Meine Theorie ist eine andere: würde man das - in diesem Thread unpassender Weise beinahe heilig gesprochene - SWF3 heute neu auflegen und ähnlich ausrichten wie damals, könnte es nur gegen die Wand fahren.
Als Massenprogramm sicherlich ja - und genau dafür wäre es ja zu konzipieren, also tatsächlich: Ziel verfehlt. Es gibt heute genug Ausweichmöglichkeiten, sich die geschmacklosesten und trivialsten akustischen Entgleisungen reinzufahren. Das war zu Stockingers Zeiten anders, entweder man nahm, was man bekam oder man hatte bissl Empfang aus dem Nachbar(bundes)land falls es da was anderes gab oder man hatte halt Pech gehabt. Sich alle Singles, die im Radio nicht stattfanden, zu kaufen, hätte vermutlich auch damals das Budget eines z.B. Teenies überfordert.
Schaden dürfte niemand erlitten haben durch Müll-Aussortierung im Rundfunk. Es gibt Fälle, in denen später (z.B. in Form eines Nachrufes) einstige Hörer bestimmten Moderatoren oder Musikredakteuren zutiefst dankbar waren, ihren Musikgeschmack genau so und nicht anders geprägt zu haben. Mir sind solche Nachrufe z.B. im Falle von Peter Radszuhn (gestorben gestern vor 2 Jahren) und auch Klaus Wellershaus (
da kann man einige dankbare Stimmen noch untendrunter nachlesen) bekannt.
Das Aussortieren von Musik, die einem nicht ins Konzept passt, halte ich für absolut legitim.

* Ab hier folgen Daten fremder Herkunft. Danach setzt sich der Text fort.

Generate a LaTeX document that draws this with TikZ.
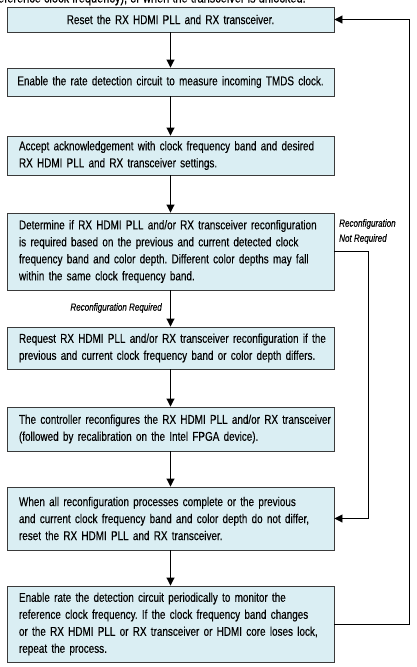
\documentclass[tikz,border=0pt]{standalone}
\usepackage{fontspec}
\setmainfont[FakeStretch=0.775,FakeBold=0.25]{Liberation Sans}
\usetikzlibrary{arrows.meta}
\definecolor{boxfill}{HTML}{DAEEF3}
\definecolor{boxline}{HTML}{3A3A3A}
\newcommand\boxindent{\leftskip=10pt\relax}
\tikzset{
  basebox/.style={draw=boxline, line width=0.9pt, fill=boxfill, minimum width=327pt,
    text width=323pt, inner sep=0pt, font=\fontsize{12.8}{17}\selectfont},
  stepbox/.style={basebox, align=left, execute at begin node=\boxindent},
  titlebox/.style={basebox, align=center},
  conn/.style={line width=0.9pt, -{Triangle[width=8pt,length=8pt]}},
  lab/.style={font=\fontsize{10.4}{15}\selectfont\itshape, inner sep=0pt}
}
\begin{document}
\frenchspacing
\begin{tikzpicture}[x=1pt,y=-1pt]
\useasboundingbox (0,0) rectangle (417,667);
\node[anchor=base east, inner sep=0pt, font=\fontsize{14.2}{16}\selectfont] (cut) at (306,2.5) {reference clock frequency), or when the transceiver is unlocked.};
\node[titlebox, minimum height=25pt] (b1) at (170.5,19.5) {Reset the RX HDMI PLL and RX transceiver.};
\node[titlebox, minimum height=28pt] (b2) at (170.5,82) {Enable the rate detection circuit to measure incoming TMDS clock.};
\node[stepbox, minimum height=39pt] (b3) at (170.5,155.5) {Accept acknowledgement with clock frequency band and desired\\RX HDMI PLL and RX transceiver settings.};
\node[stepbox, minimum height=77pt] (b4) at (170.5,251.5) {Determine if RX HDMI PLL and/or RX transceiver reconfiguration\\is required based on the previous and current detected clock\\frequency band and color depth. Different color depths may fall\\within the same clock frequency band.};
\node[stepbox, minimum height=42pt] (b5) at (170.5,348) {Request RX HDMI PLL and/or RX transceiver reconfiguration if the\\previous and current clock frequency band or color depth differs.};
\node[stepbox, minimum height=44pt] (b6) at (170.5,429) {The controller reconfigures the RX HDMI PLL and/or RX transceiver\\(followed by recalibration on the Intel FPGA device).};
\node[stepbox, minimum height=63pt] (b7) at (170.5,518.5) {When all reconfiguration processes complete or the previous\\and current clock frequency band and color depth do not differ,\\reset the RX HDMI PLL and RX transceiver.};
\node[stepbox, minimum height=76pt] (b8) at (170.5,624) {Enable rate the detection circuit periodically to monitor the\\reference clock frequency. If the clock frequency band changes\\or the RX HDMI PLL or RX transceiver or HDMI core loses lock,\\repeat the process.};
\draw[conn] (b1) -- (b2);
\draw[conn] (b2) -- (b3);
\draw[conn] (b3) -- (b4);
\draw[conn] (b4) -- (b5);
\draw[conn] (b5) -- (b6);
\draw[conn] (b6) -- (b7);
\draw[conn] (b7) -- (b8);
\coordinate (r1) at (368,251.5);
\coordinate (r2) at (368,518.5);
\draw[conn] (b4.east) -- (r1) -- (r2) -- (b7.east);
\coordinate (s1) at (409,624);
\coordinate (s2) at (409,19.5);
\draw[conn] (b8.east) -- (s1) -- (s2) -- (b1.east);
\node[lab, anchor=east] (lreq) at (162,308) {Reconfiguration Required};
\node[lab, anchor=north west, align=left] (lnot) at (339,219) {Reconfiguration\\Not Required};
\end{tikzpicture}
\end{document}
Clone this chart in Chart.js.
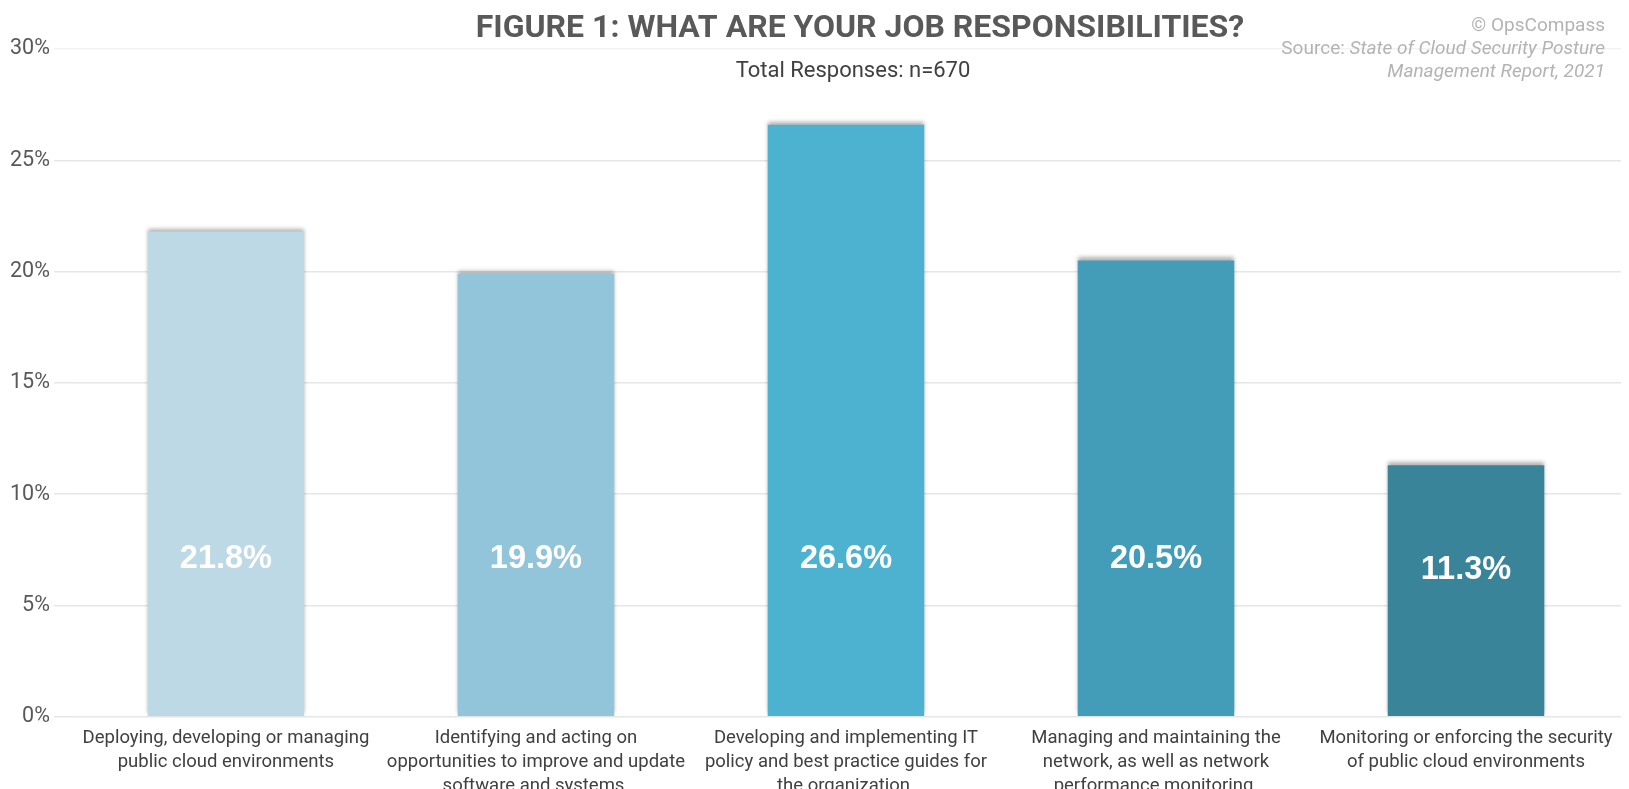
<!DOCTYPE html>
<html>
<head>
<meta charset="utf-8">
<script src="https://cdn.jsdelivr.net/npm/chart.js@4/dist/chart.umd.min.js"></script>
<style>
  html, body { margin: 0; padding: 0; background: #ffffff; }
  #wrap { width: 1629px; height: 789px; position: relative; }
</style>
</head>
<body>
<div id="wrap"><canvas id="c"></canvas></div>
<script>
// Survey categories (multi-line axis labels)
const categories = [
  ['Deploying, developing or managing', 'public cloud environments'],
  ['Identifying and acting on', 'opportunities to improve and update', 'software and systems.'],
  ['Developing and implementing IT', 'policy and best practice guides for', 'the organization.'],
  ['Managing and maintaining the', 'network, as well as network', 'performance monitoring.'],
  ['Monitoring or enforcing the security', 'of public cloud environments']
];
// Share of respondents, percent
const shares = [21.8, 19.9, 26.6, 20.5, 11.3];
const barColors = ['#BDD9E6', '#93C5DA', '#4DB1D0', '#449DB8', '#3A8499'];
const yTicks = [0, 5, 10, 15, 20, 25, 30];

const titleText = 'FIGURE 1: WHAT ARE YOUR JOB RESPONSIBILITIES?';
const subtitleText = 'Total Responses: n=670';
const creditText = '\u00A9 OpsCompass';
const sourcePrefix = 'Source: ';
const sourceLine1 = 'State of Cloud Security Posture';
const sourceLine2 = 'Management Report, 2021';

// Soft drop shadow behind the bars
const barShadow = {
  id: 'barShadow',
  beforeDatasetsDraw(chart) {
    const ctx = chart.ctx;
    ctx.save();
    ctx.shadowColor = 'rgba(0,0,0,0.30)';
    ctx.shadowBlur = 4;
    ctx.shadowOffsetX = 0;
    ctx.shadowOffsetY = -3;
  },
  afterDatasetsDraw(chart) {
    chart.ctx.restore();
  }
};

// White value labels inside the bars
const valueLabels = {
  id: 'valueLabels',
  afterDatasetsDraw(chart) {
    const ctx = chart.ctx;
    const meta = chart.getDatasetMeta(0);
    const y = chart.scales.y;
    ctx.save();
    ctx.fillStyle = '#ffffff';
    ctx.font = 'bold 32.5px "Liberation Sans", Arial, sans-serif';
    ctx.textAlign = 'center';
    ctx.textBaseline = 'middle';
    meta.data.forEach((bar, i) => {
      const v = shares[i];
      const anchor = Math.min(7.1, v * 0.585);
      ctx.fillText(v.toFixed(1) + '%', bar.x, y.getPixelForValue(anchor));
    });
    ctx.restore();
  }
};

// Heading, subheading and source note
const headings = {
  id: 'headings',
  afterDraw(chart) {
    const ctx = chart.ctx;
    ctx.save();
    ctx.textBaseline = 'middle';
    ctx.textAlign = 'center';
    ctx.fillStyle = '#595959';
    ctx.font = 'bold 32px Roboto, sans-serif';
    ctx.fillText(titleText, 860, 29);
    ctx.fillStyle = '#404040';
    ctx.font = '22px Roboto, sans-serif';
    ctx.fillText(subtitleText, 853, 71);

    const right = 1605;
    ctx.textAlign = 'right';
    ctx.fillStyle = '#b3b3b3';
    ctx.font = '19px Roboto, sans-serif';
    ctx.fillText(creditText, right, 26);
    ctx.font = 'italic 19px Roboto, sans-serif';
    ctx.fillText(sourceLine1, right, 49);
    const w1 = ctx.measureText(sourceLine1).width;
    ctx.font = '19px Roboto, sans-serif';
    ctx.fillText(sourcePrefix, right - w1, 49);
    ctx.font = 'italic 19px Roboto, sans-serif';
    ctx.fillText(sourceLine2, right, 72);
    ctx.restore();
  }
};

new Chart(document.getElementById('c'), {
  type: 'bar',
  data: {
    labels: categories,
    datasets: [{
      data: shares,
      backgroundColor: barColors,
      borderWidth: 0,
      categoryPercentage: 1.0,
      barPercentage: 0.505
    }]
  },
  options: {
    responsive: true,
    maintainAspectRatio: false,
    animation: false,
    layout: { padding: { top: 49, left: 6, right: 8, bottom: -11 } },
    plugins: {
      legend: { display: false },
      tooltip: { enabled: false },
      title: { display: false }
    },
    scales: {
      x: {
        grid: { display: false },
        border: { display: false },
        ticks: {
          color: '#404040',
          padding: 1,
          maxRotation: 0,
          autoSkip: false,
          font: { family: 'Roboto, sans-serif', size: 18.5, lineHeight: 1.32 }
        }
      },
      y: {
        min: yTicks[0],
        max: yTicks[yTicks.length - 1],
        afterBuildTicks(scale) {
          scale.ticks = yTicks.map(v => ({ value: v }));
        },
        border: { display: false },
        grid: {
          color: ctx => (ctx.tick && ctx.tick.value === 30 ? '#f3f3f3' : '#e6e6e6'),
          lineWidth: 1.5,
          drawTicks: true,
          tickLength: 17
        },
        ticks: {
          color: '#595959',
          padding: 4,
          font: { family: 'Roboto, sans-serif', size: 21.5 },
          callback: v => v + '%'
        }
      }
    }
  },
  plugins: [barShadow, valueLabels, headings]
});
</script>
</body>
</html>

Umgekehrt fragt doch auch niemand, bevor er 99% der Musik, die auf diesem Planeten entsteht und von der vermutlich so manches auch sowas wie "radiotauglich" wäre, einfach nicht stattfinden lässt, sondern sich auf die 100 blödesten, inzwischen restlos gleichklingenden Titel mit der Anmutung einer simplen Spieldose beschränkt. Genau das ist ja das heutige Popradio. Und da es inzwischen seit 25-30 Jahren die Privaten gibt, die sich an der Masse orientieren müssen, wäre ein Aussortieren von Müll bei den öffentlich-rechtlichen erst recht völlig legitim (für die "Müllschlucker" gäbe es genug andere Hörfunkprogramme) und sogar das Gebot der Stunde. Allein: es tut fast niemand mehr.
die Leute sind mündig genug, sich beispielsweise ihr Musikbedürfnis nicht vorschreiben zu lassen.
Geht mir ganz genauso, deshalb höre ich heute nullkommagarnix Popfunk mehr. Mag mich weder von den Formatdiktatoren bevormunden noch mir meine Würde nehmen lassen. Abgesehen davon, daß das ganze Drumherum ja nur noch auf Drogen zu ertragen ist. Es ist ja nicht nur die Musik belanglos, es gibt ja auch keinen sonstigen Inhalt mehr und man dreht sich nur selbstreferentiell um seinen eigenen Claim.
denn damit würde den Hörern etwas vorenthalten, was sie nun einmal gern hören möchten
Verallgemeinere bitte mal nicht so. In meinem Privatumfeld (Leute um 40) hört so etwas niemand. N-I-E-M-A-N-D. Das sind teils empfindsame Menschen, die fügen sich nicht freiwillig solche Schmerzen zu. Und/oder ihr Tag ist zu kurz, um ihn mit Scheiße zu füllen. Musik braucht da dann schon eine Aussage, die über "ich bin geil" oder "die Sonne scheint und ich mach Party" hinausgeht. Oder sie muß exotisch und unerwartet sein. Ich durfte gerade einen Sack voll Mitschnitte vom diesjährigen Rudolstadt-Festival zusammentragen und verteilen - es wird also tatsächlich gezielt nach Musik gefragt, die es wert ist, die noch Seele hat, die Leidenschaft hat, die echte Lebensfreude (das ist was anderes als "Party!") hat. Zusammengetragen habe ich die Mitschnitte bei den Kulturwellen. Dorthin haben wir uns zurückgezogen, falls wir nicht komplett Abstand vom Radio genommen haben.
Diese Hybris ist niemals gerechtfertigt oder gar ein Zeichen für Können, sondern immer und grundsätzlich unangebracht.
Das ist keine Hybris, sondern zumindest nach meinem Verständnis genau das, was Musikredakteure tun sollen: Sichten, Prüfen, Bewerten - und Aussortieren. ich war ihnen zumindest immer dankbar dafür, wenn sie so getan haben.